DATA EXCERPT
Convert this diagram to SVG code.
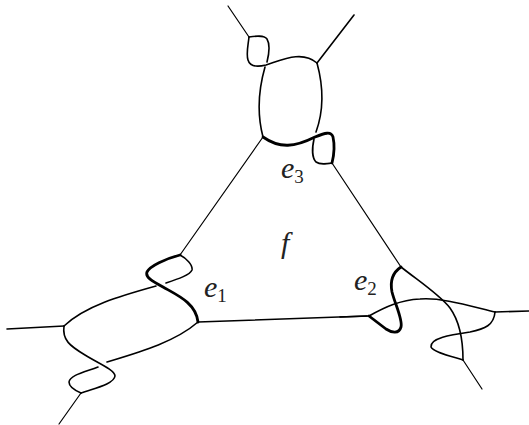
<svg xmlns="http://www.w3.org/2000/svg" width="529" height="425" viewBox="0 0 529 425">
<style>
path{fill:none;stroke:#000;stroke-linecap:round;stroke-linejoin:round}
.t{stroke-width:1.2}
.m{stroke-width:1.6}
.b{stroke-width:2.8}
text{font-family:"Liberation Serif","Times New Roman",serif;fill:#222}
.v{font-style:italic;font-size:30px}
.s{font-size:19px;font-style:normal}
</style>
<rect width="529" height="425" fill="#fff"/>
<g id="connectors">
<path class="t" d="M228 6L249 37"/>
<path class="m" d="M354 15L317 63"/>
<path class="t" d="M263 137L180 255"/>
<path class="t" d="M332 163L401 267"/>
<path class="m" d="M7 329L64 326"/>
<path class="m" d="M198 322L367 316"/>
<path class="t" d="M81 393L59 424"/>
<path class="m" d="M340 317L369 316"/>
<path class="m" d="M495 312L529 311"/>
<path class="t" d="M463 360L482 389"/>
</g>
<g id="node-top">
<path class="m" d="M249 37C248 46 246 54 248 60C250 67 258 67 266 65C282 60 302 50 317 63"/>
<path class="m" d="M249 37C256 36 264 35 267 39C270 44 269 54 267 62"/>
<path class="m" d="M265 67C257 95 258 118 263 137"/>
<path class="m" d="M317 63C323 85 324 110 316 132"/>
<path class="b" d="M263 137C280 149 295 147 315 137C325 133 331 131 333 137C335 146 334 155 332 163"/>
<path class="m" d="M314 139C312 148 312 158 316 162C320 165 326 164 332 163"/>
</g>
<g id="node-left">
<path class="b" d="M180 255C165 259 150 266 147 272C145 277 152 281 163 287C177 295 196 303 198 322"/>
<path class="m" d="M180 255C186 258 193 265 192 270C190 275 178 279 166 283"/>
<path class="m" d="M156 286C120 296 85 306 64 326"/>
<path class="m" d="M198 322C175 342 140 352 107 362"/>
<path class="m" d="M64 326C62 340 70 346 85 355C98 363 115 370 115 376C114 384 95 388 81 393"/>
<path class="m" d="M98 367C85 372 70 375 69 382C69 386 74 390 81 393"/>
</g>
<g id="node-right">
<path class="b" d="M401 267C392 273 390 282 392 292C395 304 403 320 401 327C399 334 392 333 386 329L369 316"/>
<path class="m" d="M369 316C385 307 400 300 420 299C440 297 470 306 495 312"/>
<path class="m" d="M401 267C420 282 440 295 450 308C460 322 463 340 463 360"/>
<path class="m" d="M495 312C494 325 485 329 470 332C450 335 430 338 431 347C433 352 450 356 463 360"/>
</g>
<g id="labels">
<text class="v" x="281" y="178">e<tspan class="s" dy="5">3</tspan></text>
<text class="v" x="281" y="253">f</text>
<text class="v" x="204" y="297">e<tspan class="s" dy="5">1</tspan></text>
<text class="v" x="354" y="290">e<tspan class="s" dy="5">2</tspan></text>
</g>
</svg>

TO DO
Except for the pictures, reproduce every line exactly.

SOLUTION TO THIS EXERCISE
Convert this diagram to SVG code.
<svg xmlns="http://www.w3.org/2000/svg" width="529" height="425" viewBox="0 0 529 425">
<style>
path{fill:none;stroke:#000;stroke-linecap:round;stroke-linejoin:round}
.t{stroke-width:1.2}
.m{stroke-width:1.6}
.b{stroke-width:2.8}
text{font-family:"Liberation Serif","Times New Roman",serif;fill:#222}
.v{font-style:italic;font-size:30px}
.s{font-size:19px;font-style:normal}
</style>
<rect width="529" height="425" fill="#fff"/>
<g id="connectors">
<path class="t" d="M228 6L249 37"/>
<path class="m" d="M354 15L317 63"/>
<path class="t" d="M263 137L180 255"/>
<path class="t" d="M332 163L401 267"/>
<path class="m" d="M7 329L64 326"/>
<path class="m" d="M198 322L367 316"/>
<path class="t" d="M81 393L59 424"/>
<path class="m" d="M340 317L369 316"/>
<path class="m" d="M495 312L529 311"/>
<path class="t" d="M463 360L482 389"/>
</g>
<g id="node-top">
<path class="m" d="M249 37C248 46 246 54 248 60C250 67 258 67 266 65C282 60 302 50 317 63"/>
<path class="m" d="M249 37C256 36 264 35 267 39C270 44 269 54 267 62"/>
<path class="m" d="M265 67C257 95 258 118 263 137"/>
<path class="m" d="M317 63C323 85 324 110 316 132"/>
<path class="b" d="M263 137C280 149 295 147 315 137C325 133 331 131 333 137C335 146 334 155 332 163"/>
<path class="m" d="M314 139C312 148 312 158 316 162C320 165 326 164 332 163"/>
</g>
<g id="node-left">
<path class="b" d="M180 255C165 259 150 266 147 272C145 277 152 281 163 287C177 295 196 303 198 322"/>
<path class="m" d="M180 255C186 258 193 265 192 270C190 275 178 279 166 283"/>
<path class="m" d="M156 286C120 296 85 306 64 326"/>
<path class="m" d="M198 322C175 342 140 352 107 362"/>
<path class="m" d="M64 326C62 340 70 346 85 355C98 363 115 370 115 376C114 384 95 388 81 393"/>
<path class="m" d="M98 367C85 372 70 375 69 382C69 386 74 390 81 393"/>
</g>
<g id="node-right">
<path class="b" d="M401 267C392 273 390 282 392 292C395 304 403 320 401 327C399 334 392 333 386 329L369 316"/>
<path class="m" d="M369 316C385 307 400 300 420 299C440 297 470 306 495 312"/>
<path class="m" d="M401 267C420 282 440 295 450 308C460 322 463 340 463 360"/>
<path class="m" d="M495 312C494 325 485 329 470 332C450 335 430 338 431 347C433 352 450 356 463 360"/>
</g>
<g id="labels">
<text class="v" x="281" y="178">e<tspan class="s" dy="5">3</tspan></text>
<text class="v" x="281" y="253">f</text>
<text class="v" x="204" y="297">e<tspan class="s" dy="5">1</tspan></text>
<text class="v" x="354" y="290">e<tspan class="s" dy="5">2</tspan></text>
</g>
</svg>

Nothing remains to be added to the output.